Transport Workers Union Local 100 on Tuesday said the MTA needs to arrange testing for any worker who has been identified by a doctor as “presumptively positive” — and any potentially exposed coworker that a medical expert feels should be tested.

“We are on the front lines and they want to keep us on the front lines so hospital workers, nursing home staff, first responders and others can get to their critical jobs,” said Tony Utano, president of TWU Local 100.

The union also called for setting up a toll-free phone number that New York City Transit workers with medical concerns and questions can call.

The union said that as of 5 p.m. Tuesday, the MTA had not been notified of a single positive test of coronavirus among its nearly 50,000 subway and bus workers.

But some subway and bus workers have shown symptoms, the union and multiple sources told THE CITY. Those people are self-quarantined while awaiting test results from the state Health Department, the sources said.

“Working with the public obviously comes with risks, and you can’t guarantee anything, but we want to be as safe as we can,” said JP Patafio, a union vice president who represents bus drivers.

‘Absolutely Vital’

On Monday, the MTA reported that a Long Island Rail Road sheet metal worker had tested positive for the coronavirus. The worker, who the MTA said does not work on trains or “interact directly with customers,” has been quarantined.

“It’s absolutely vital that we do everything we can to identify any transit workers who are infected so they can be isolated and prevent them to every extent possible from spreading the illness,” Utano said.

The city previously mandated testing for public school staffers, city health care workers and first responders who fit the testing criteria, which includes exhibiting COVID-19 symptoms.

In a statement to THE CITY, MTA Chair Pat Foye praised the agency’s “brave employees who are moving New York’s medical professionals, childcare workers, first responders and essential personnel during this challenging time.”

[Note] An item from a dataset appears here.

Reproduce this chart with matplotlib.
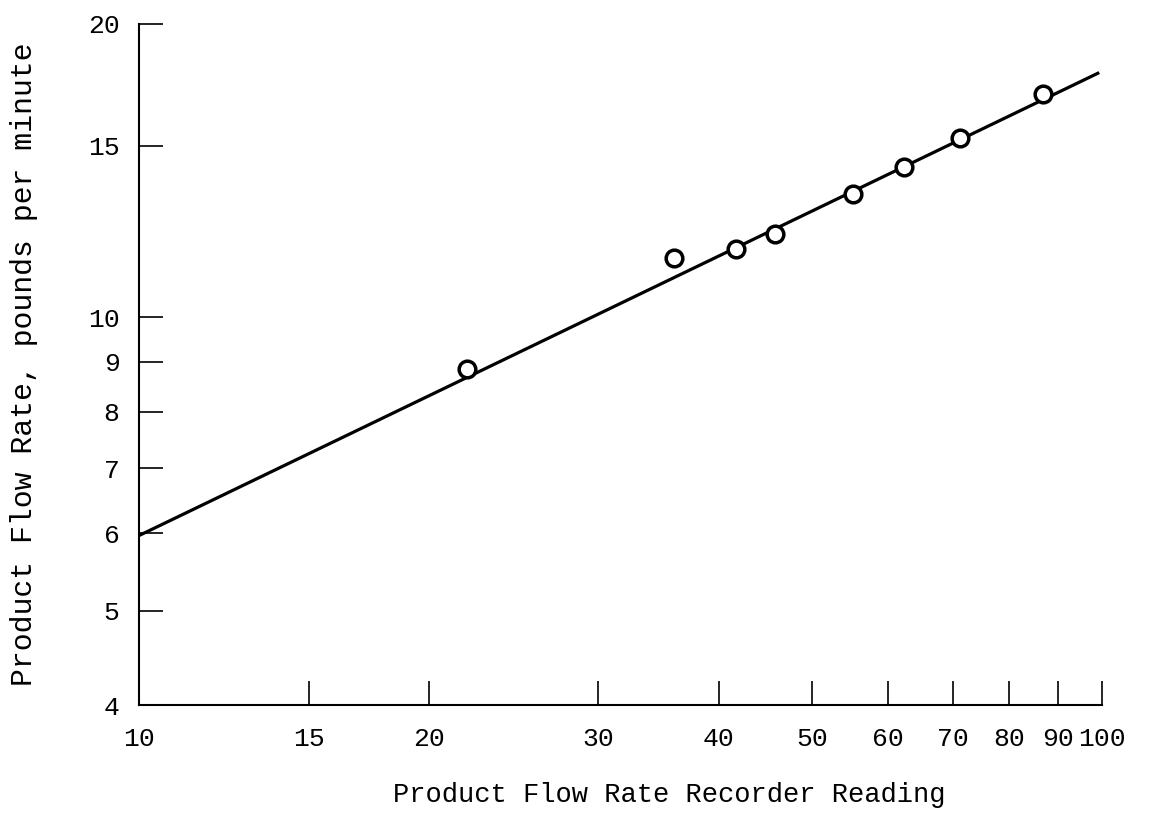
import matplotlib.pyplot as plt
from matplotlib.ticker import FixedLocator, NullLocator

# recorder reading vs. flow rate
reading = [21.9, 35.9, 41.7, 45.8, 55.1, 62.3, 71.2, 86.9]
flow = [8.84, 11.5, 11.75, 12.18, 13.38, 14.26, 15.27, 16.95]

# fitted line end points
fit_x = [10, 99]
fit_y = [5.97, 17.8]

x_ticks = [10, 15, 20, 30, 40, 50, 60, 70, 80, 90, 100]
y_ticks = [4, 5, 6, 7, 8, 9, 10, 15, 20]

plt.rcParams['font.family'] = ['Liberation Mono', 'DejaVu Sans Mono']

fig = plt.figure(figsize=(11.65, 8.27), dpi=100)
ax = fig.add_axes([0.1193, 0.1475, 0.8266, 0.8235])

ax.plot(fit_x, fit_y, color="black", lw=2.3, zorder=2)
ax.plot(reading, flow, "o", ms=12, mfc="white", mec="black", mew=2.5, zorder=3)

ax.set_xscale("log")
ax.set_yscale("log")
ax.set_xlim(10, 100)
ax.set_ylim(4, 20)

ax.xaxis.set_major_locator(FixedLocator(x_ticks))
ax.yaxis.set_major_locator(FixedLocator(y_ticks))
ax.xaxis.set_minor_locator(NullLocator())
ax.yaxis.set_minor_locator(NullLocator())
ax.set_xticklabels([str(v) for v in x_ticks])
ax.set_yticklabels([str(v) for v in y_ticks])

ax.tick_params(axis="x", direction="in", length=17, width=1.2, labelsize=19, pad=16)
ax.tick_params(axis="y", direction="in", length=17, width=1.2, labelsize=19, pad=14)

ax.spines["top"].set_visible(False)
ax.spines["right"].set_visible(False)
ax.spines["left"].set_linewidth(1.5)
ax.spines["bottom"].set_linewidth(1.5)

ax.set_xlabel("Product Flow Rate Recorder Reading", fontsize=19.5, labelpad=22)
ax.xaxis.label.set_x(0.551)  # label sits a bit right of centre in the original
ax.set_ylabel("Product Flow Rate, pounds per minute", fontsize=21.5, labelpad=36)

fig.savefig("out.png", dpi=100)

“As testing continues to ramp up, we expect to see additional cases of employees with cases of COVID-19,” he added. “The MTA is working diligently to identify any colleagues who came in close contact with employees who are confirmed to have COVID-19, send them home to self-quarantine, provide access to testing as directed by a doctor, and immediately disinfect the workplace as per protocol.”

The MTA has kept the subway going at full service, even as ridership has plunged with the city in a coronavirus-driven slowdown. Weekday bus routes continue to operate, though routes near schools may now have less service.

The MTA has said it’s “constantly evaluating” service levels, but that trains and buses are running “for those who need us.”

“That includes our medical professionals, firefighters, law enforcement personnel, child-care workers, food-service employees and everyone else we need to keep New York safe and healthy,” Sarah Feinberg, interim New York City Transit president, said Monday.

Because of the pandemic, the MTA has increased cleaning efforts in subway stations and is disinfecting the entire subway and bus fleet every 72 hours.